The boat stopped for a bathroom break. It was a long boat ride!

I love my friend Leah. :)

These are kids from a local tribe/village a few minutes walk from the lodge we stayed at! I love Amazonian babies almost a much as my city, Ecuadorean babies!

Sam, Me and Janessa Hammocking. 

I LOVE SAM!! So pumped she's going to be in Provo!!!

Prettiest view EVER?

The random parrot who let us pick him up!

Abel took me on a spin on his motorbike!

A ginormous tree!!

Me and Sam arriving in the Amazon!

Just a scorpion on my face. NO BIG DEAL. 

Me and Janessa climbing the giant tree. This picture is US to a T. 

Or maybe this is more like us?! 

A cleansing ceremony from the Shaman. 

Just some war paint!

Learning to shoot blow guns... If things go south and I have to hunt/kill for my food at least I'm prepared!!

Some of my very best friends. 

Mikele and janessa and our warpaint. 

I could never learn to throw that dumb spear. So, I won't be as good of a hunter as I thought... darn. 

Another local boy. As you can tell.... we love kids. 

Teaching him American picture signs. :)



Wearing my backpack!

LOVE this girl.

We spent like 3 hours one night with the local kids... we taught them a bunch of american games. 




I have never been more happy anywhere. My two months in Ecuador were the best and happiest of my life. 

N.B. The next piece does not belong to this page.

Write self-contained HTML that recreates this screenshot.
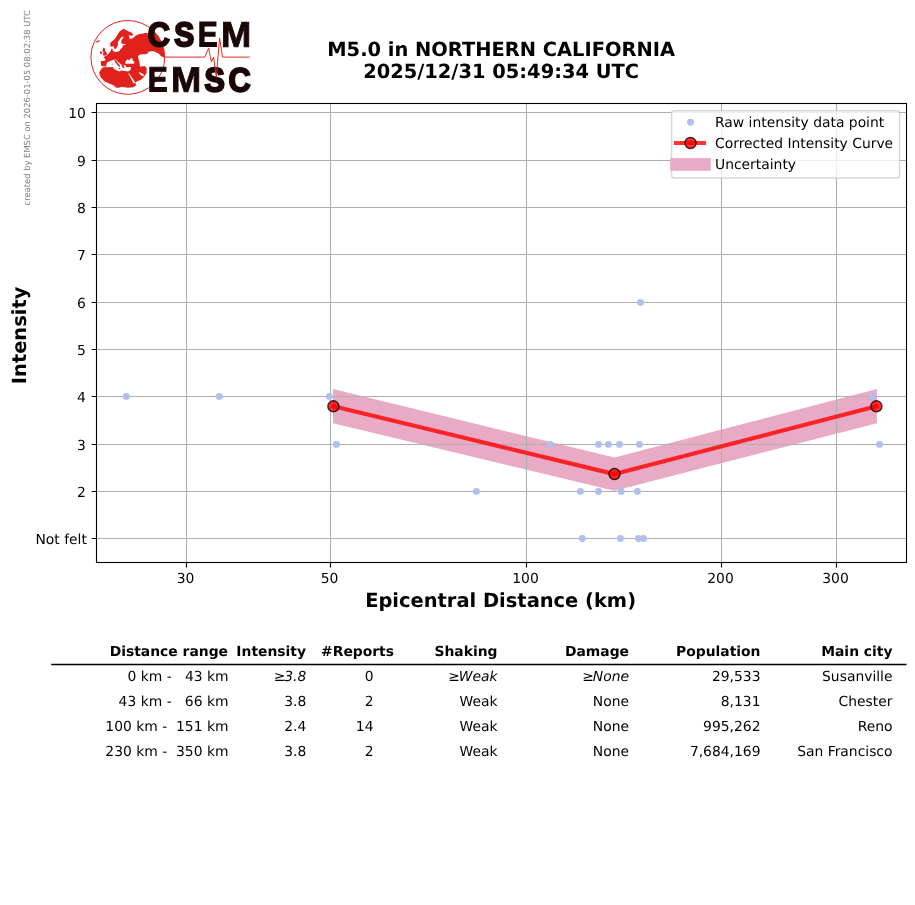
<!DOCTYPE html>
<html lang="en"><head><meta charset="utf-8"><title>M5.0 in NORTHERN CALIFORNIA</title>
<style>
html,body{margin:0;padding:0;background:#fff;}
svg{display:block;}
text{text-rendering:geometricPrecision;font-family:"DejaVu Sans","Liberation Sans",sans-serif;fill:#000;}
.b{font-weight:bold;}
.t10{font-size:13.889px;}
.t14{font-size:19.444px;font-weight:bold;}
.i{font-style:italic;}
.logo{text-rendering:geometricPrecision;font-family:"Liberation Sans","DejaVu Sans",sans-serif;font-weight:bold;fill:#1a0606;}
</style></head><body>
<svg width="915" height="905" viewBox="0 0 915 905">
<rect width="915" height="905" fill="#fff"/>
<text transform="translate(30,205.4) rotate(-90)" font-size="8.38px" style="fill:#808080">created by EMSC on 2026-01-05 08:02:38 UTC</text>
<title>CSEM EMSC</title>
<defs><clipPath id="gc"><circle cx="127.8" cy="57.4" r="36.9"/></clipPath></defs>
<g clip-path="url(#gc)">
<path d="M122.7 29.3L124.5 29.0L126.0 30.3L131.2 32.6L133.2 34.6L132.2 35.7L128.6 35.2L129.9 39.2L133.9 37.5L135.4 35.8L138.7 34.2L143.1 33.6L145.5 32.8L148.2 33.5L153.0 30.0L170.0 30.0L170.0 57.5L164.0 57.5L161.0 56.0L158.6 53.6L153.2 50.9L148.6 51.7L147.0 54.0L140.0 54.4L138.1 56.0L138.6 59.3L139.3 61.4L140.0 66.8L144.7 66.0L146.6 68.3L146.6 73.0L144.7 76.0L141.4 79.6L135.4 82.3L136.0 85.6L133.3 87.2L127.8 87.8L121.2 86.7L119.0 87.8L116.3 87.8L113.0 85.1L110.3 84.0L104.3 81.2L100.5 76.9L99.1 72.5L102.1 67.8L104.0 67.3L104.0 66.4L101.0 65.6L100.7 61.2L105.3 60.4L105.0 58.6L103.5 57.5L105.5 55.8L107.0 55.2L109.6 52.6L110.9 50.3L111.6 48.4L112.6 49.0L112.9 51.3L115.8 52.0L119.8 51.0L120.4 49.3L122.4 47.4L122.7 45.4L124.7 45.1L126.0 44.1L122.0 43.8L121.1 42.1L121.7 39.8L123.7 37.5L122.7 36.4L121.1 37.5L119.1 40.2L117.8 42.5L118.1 44.4L117.5 46.1L115.8 49.0L114.6 48.8L113.4 46.2L112.2 46.6L110.6 46.7L110.1 44.1L110.6 42.5L114.8 38.9L117.1 35.6L119.1 32.0ZM103.5 47.6L105.2 49.0L105.0 50.8L106.8 52.8L106.8 55.0L104.0 55.8L102.6 54.8L103.6 52.8L102.4 50.6Z" fill="#e2211c"/>
<ellipse cx="101" cy="52.8" rx="1.2" ry="1.3" fill="#e2211c"/>
<ellipse cx="97.9" cy="41.4" rx="2.3" ry="0.7" transform="rotate(-25 97.9 41.4)" fill="#e2211c"/>
<path d="M104.0 66.5L106.2 66.5L106.4 64.0L107.2 62.5L110.0 61.1L113.0 60.1L114.8 59.2L116.0 59.5L118.5 62.2L121.4 64.8L121.4 64.0L124.4 65.2L125.6 65.2L125.8 67.0L131.0 67.0L131.0 67.6L130.5 70.0L128.0 71.5L121.4 70.6L119.0 71.5L113.6 68.8L113.0 67.0L104.0 67.3ZM125.0 62.8L126.2 60.6L127.5 59.2L129.2 60.6L130.2 58.8L132.3 58.0L132.6 60.2L134.7 62.2L133.5 63.7L125.6 63.7ZM138.5 72.0L141.2 73.0L144.6 75.3L143.0 76.0L140.0 74.6Z" fill="#fff"/>
<path d="M114.4 59.0L115.6 59.8L117.6 62.6L120.2 65.9L119.6 66.8L118.2 66.2L116.4 63.6L114.6 61.2ZM121.2 63.9L123.6 64.6L124.5 68.3L123.2 67.9L121.8 66.0Z" fill="#e2211c"/>
<circle cx="119.4" cy="68.5" r="0.8" fill="#e2211c"/>
<circle cx="112.2" cy="64" r="0.6" fill="#e2211c"/>
<path d="M128.2 73.2L129 73.2L135.3 82.6L133.6 83.4Z" fill="#fff"/>
</g>
<circle cx="127.8" cy="57.4" r="36.9" fill="none" stroke="#e2211c" stroke-width="1"/>
<text class="logo" stroke="#1a0606" transform="rotate(0.1 199 47.1)"><tspan x="147.72" y="46.25" font-size="34.08px" textLength="22.11" lengthAdjust="spacingAndGlyphs" stroke-width="2">C</tspan><tspan x="174.14" y="46.15" font-size="33.80px" textLength="19.93" lengthAdjust="spacingAndGlyphs" stroke-width="2.2">S</tspan><tspan x="197.81" y="46.58" font-size="35.58px" textLength="19.97" lengthAdjust="spacingAndGlyphs" stroke-width="1.1">E</tspan><tspan x="220.90" y="46.68" font-size="35.87px" textLength="30.18" lengthAdjust="spacingAndGlyphs" stroke-width="0.9">M</tspan></text>
<text class="logo" stroke="#1a0606" transform="rotate(0.1 199 92.3)"><tspan x="147.81" y="91.71" font-size="35.26px" textLength="19.97" lengthAdjust="spacingAndGlyphs" stroke-width="1.1">E</tspan><tspan x="170.90" y="91.81" font-size="35.55px" textLength="30.18" lengthAdjust="spacingAndGlyphs" stroke-width="0.9">M</tspan><tspan x="204.53" y="91.28" font-size="33.49px" textLength="20.26" lengthAdjust="spacingAndGlyphs" stroke-width="2.2">S</tspan><tspan x="228.44" y="91.38" font-size="33.77px" textLength="22.17" lengthAdjust="spacingAndGlyphs" stroke-width="2">C</tspan></text>
<polyline points="164.7,57.1 204.8,57.1 208.6,48.3 211.4,62.0 213.6,57.1 216.3,77.3 219.6,38.0 222.5,57.1 249.6,57.1" fill="none" stroke="#e2211c" stroke-width="0.95" stroke-linejoin="round"/>
<text class="t14" x="501.15" y="56" text-anchor="middle">M5.0 in NORTHERN CALIFORNIA</text>
<text class="t14" x="501.1" y="77.85" text-anchor="middle">2025/12/31 05:49:34 UTC</text>
<polygon points="333.0,389.1 614.5,457.6 876.9,389.1 876.9,423.3 614.5,490.8 333.0,423.3" fill="#e9aac5"/>
<path d="M96.5 112.5H906.5M96.5 160.5H906.5M96.5 207.5H906.5M96.5 254.5H906.5M96.5 302.5H906.5M96.5 349.5H906.5M96.5 396.5H906.5M96.5 444.5H906.5M96.5 491.5H906.5M96.5 538.5H906.5M186.5 103.5V562.5M330.5 103.5V562.5M526.5 103.5V562.5M721.5 103.5V562.5M836.5 103.5V562.5" stroke="#b0b0b0" stroke-width="1.1" fill="none"/>
<g fill="#b1bfec"><circle cx="126.3" cy="396.4" r="3.47"/><circle cx="219.3" cy="396.4" r="3.47"/><circle cx="329.3" cy="396.4" r="3.47"/><circle cx="872.5" cy="396.4" r="3.47"/><circle cx="336.4" cy="444.4" r="3.47"/><circle cx="550.3" cy="444.4" r="3.47"/><circle cx="598.5" cy="444.4" r="3.47"/><circle cx="608.4" cy="444.4" r="3.47"/><circle cx="619.5" cy="444.4" r="3.47"/><circle cx="639.4" cy="444.4" r="3.47"/><circle cx="879.5" cy="444.4" r="3.47"/><circle cx="476.4" cy="491.4" r="3.47"/><circle cx="580.4" cy="491.4" r="3.47"/><circle cx="598.5" cy="491.4" r="3.47"/><circle cx="621.3" cy="491.4" r="3.47"/><circle cx="637.4" cy="491.4" r="3.47"/><circle cx="582.4" cy="538.5" r="3.47"/><circle cx="620.4" cy="538.5" r="3.47"/><circle cx="638.5" cy="538.5" r="3.47"/><circle cx="643.6" cy="538.5" r="3.47"/><circle cx="640.5" cy="302.4" r="3.47"/></g>
<polyline points="333.4,406.3 614.5,474.1 876.4,406.3" fill="none" stroke="#ff0000" stroke-opacity="0.8" stroke-width="4.17" stroke-linejoin="round" stroke-linecap="square"/>
<circle cx="333.4" cy="406.3" r="5.55" fill="#ff0000" fill-opacity="0.8" stroke="#000" stroke-opacity="0.8" stroke-width="1.39"/>
<circle cx="614.5" cy="474.1" r="5.55" fill="#ff0000" fill-opacity="0.8" stroke="#000" stroke-opacity="0.8" stroke-width="1.39"/>
<circle cx="876.4" cy="406.3" r="5.55" fill="#ff0000" fill-opacity="0.8" stroke="#000" stroke-opacity="0.8" stroke-width="1.39"/>
<path d="M96.5 112.5h-4.9M96.5 160.5h-4.9M96.5 207.5h-4.9M96.5 254.5h-4.9M96.5 302.5h-4.9M96.5 349.5h-4.9M96.5 396.5h-4.9M96.5 444.5h-4.9M96.5 491.5h-4.9M96.5 538.5h-4.9M186.5 562.5v4.9M330.5 562.5v4.9M526.5 562.5v4.9M721.5 562.5v4.9M836.5 562.5v4.9" stroke="#000" stroke-width="1.1" fill="none"/>
<rect x="96.5" y="103.5" width="810.0" height="459.0" fill="none" stroke="#000" stroke-width="1.1"/>
<text class="t10" x="85.8" y="117.6" text-anchor="end">10</text>
<text class="t10" x="85.8" y="165.6" text-anchor="end">9</text>
<text class="t10" x="85.8" y="212.6" text-anchor="end">8</text>
<text class="t10" x="85.8" y="259.6" text-anchor="end">7</text>
<text class="t10" x="85.8" y="307.6" text-anchor="end">6</text>
<text class="t10" x="85.8" y="354.6" text-anchor="end">5</text>
<text class="t10" x="85.8" y="401.6" text-anchor="end">4</text>
<text class="t10" x="85.8" y="449.6" text-anchor="end">3</text>
<text class="t10" x="85.8" y="496.6" text-anchor="end">2</text>
<text class="t10" x="86.9" y="543.6" text-anchor="end">Not felt</text>
<text class="t10" x="185.5" y="583.1" text-anchor="middle">30</text>
<text class="t10" x="329.5" y="583.1" text-anchor="middle">50</text>
<text class="t10" x="525.5" y="583.1" text-anchor="middle">100</text>
<text class="t10" x="720.5" y="583.1" text-anchor="middle">200</text>
<text class="t10" x="835.5" y="583.1" text-anchor="middle">300</text>
<text class="t14" x="500.6" y="606.6" text-anchor="middle">Epicentral Distance (km)</text>
<text class="t14" transform="translate(26.3,335.4) rotate(-90)" text-anchor="middle">Intensity</text>
<rect x="671.6" y="110.8" width="228" height="67.2" rx="2.8" fill="#fff" fill-opacity="0.8" stroke="#cccccc" stroke-opacity="0.8" stroke-width="1.39"/>
<circle cx="690.5" cy="122.3" r="3.47" fill="#b1bfec"/>
<path d="M674 143H706.1" stroke="#ff0000" stroke-opacity="0.8" stroke-width="4.17"/>
<circle cx="690.5" cy="143" r="5.55" fill="#ff0000" fill-opacity="0.8" stroke="#000" stroke-opacity="0.8" stroke-width="1.39"/>
<rect x="670.2" y="158.1" width="40.6" height="12.7" fill="#e9aac5"/>
<text class="t10" x="715" y="127.2">Raw intensity data point</text>
<text class="t10" x="715" y="148.1">Corrected Intensity Curve</text>
<text class="t10" x="715" y="169.0">Uncertainty</text>
<text class="t10 b" x="228.0" y="656.2" text-anchor="end">Distance range</text>
<text class="t10 b" x="306.0" y="656.2" text-anchor="end">Intensity</text>
<text class="t10 b" x="394.0" y="656.2" text-anchor="end">#Reports</text>
<text class="t10 b" x="497.5" y="656.2" text-anchor="end">Shaking</text>
<text class="t10 b" x="629.0" y="656.2" text-anchor="end">Damage</text>
<text class="t10 b" x="760.5" y="656.2" text-anchor="end">Population</text>
<text class="t10 b" x="892.5" y="656.2" text-anchor="end">Main city</text>
<path d="M51.2 664.45H906.5" stroke="#000" stroke-width="1.35"/>
<text class="t10" x="228.5" y="680.9" text-anchor="end">0 km -   43 km</text>
<text class="t10" x="306.3" y="680.9" text-anchor="end">≥<tspan dx="-1.2" class="i">3.8</tspan></text>
<text class="t10" x="373.5" y="680.9" text-anchor="end">0</text>
<text class="t10" x="497.5" y="680.9" text-anchor="end">≥<tspan dx="-1.2" class="i">Weak</tspan></text>
<text class="t10" x="629.0" y="680.9" text-anchor="end">≥<tspan dx="-1.2" class="i">None</tspan></text>
<text class="t10" x="760.5" y="680.9" text-anchor="end">29,533</text>
<text class="t10" x="892.5" y="680.9" text-anchor="end">Susanville</text>
<text class="t10" x="228.5" y="706.0" text-anchor="end">43 km -   66 km</text>
<text class="t10" x="306.3" y="706.0" text-anchor="end">3.8</text>
<text class="t10" x="373.5" y="706.0" text-anchor="end">2</text>
<text class="t10" x="497.5" y="706.0" text-anchor="end">Weak</text>
<text class="t10" x="629.0" y="706.0" text-anchor="end">None</text>
<text class="t10" x="760.5" y="706.0" text-anchor="end">8,131</text>
<text class="t10" x="892.5" y="706.0" text-anchor="end">Chester</text>
<text class="t10" x="228.5" y="731.2" text-anchor="end">100 km -  151 km</text>
<text class="t10" x="306.3" y="731.2" text-anchor="end">2.4</text>
<text class="t10" x="373.5" y="731.2" text-anchor="end">14</text>
<text class="t10" x="497.5" y="731.2" text-anchor="end">Weak</text>
<text class="t10" x="629.0" y="731.2" text-anchor="end">None</text>
<text class="t10" x="760.5" y="731.2" text-anchor="end">995,262</text>
<text class="t10" x="892.5" y="731.2" text-anchor="end">Reno</text>
<text class="t10" x="228.5" y="756.3" text-anchor="end">230 km -  350 km</text>
<text class="t10" x="306.3" y="756.3" text-anchor="end">3.8</text>
<text class="t10" x="373.5" y="756.3" text-anchor="end">2</text>
<text class="t10" x="497.5" y="756.3" text-anchor="end">Weak</text>
<text class="t10" x="629.0" y="756.3" text-anchor="end">None</text>
<text class="t10" x="760.5" y="756.3" text-anchor="end">7,684,169</text>
<text class="t10" x="892.5" y="756.3" text-anchor="end">San Francisco</text>
</svg>
</body></html>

Nothing compares to being with these kids. 


She was adorable!!


I LOVE THIS PICTURE!

More bathroom pictures. :)

One of our hikes. :)


THAT IS AN EARTHWORM!

Stretching the Earthworm out!

Photoshoot with our guide!!

Our beautiful Amazonian living quarters!!

Playing with the local kids... this is one of their games!!

Just riding the boat... it was our main form of transportation in the Amazon. And I loved that!!!
Ecuador holds my heart. The people. The children. The culture. The language. All of it. I can't wait to go back.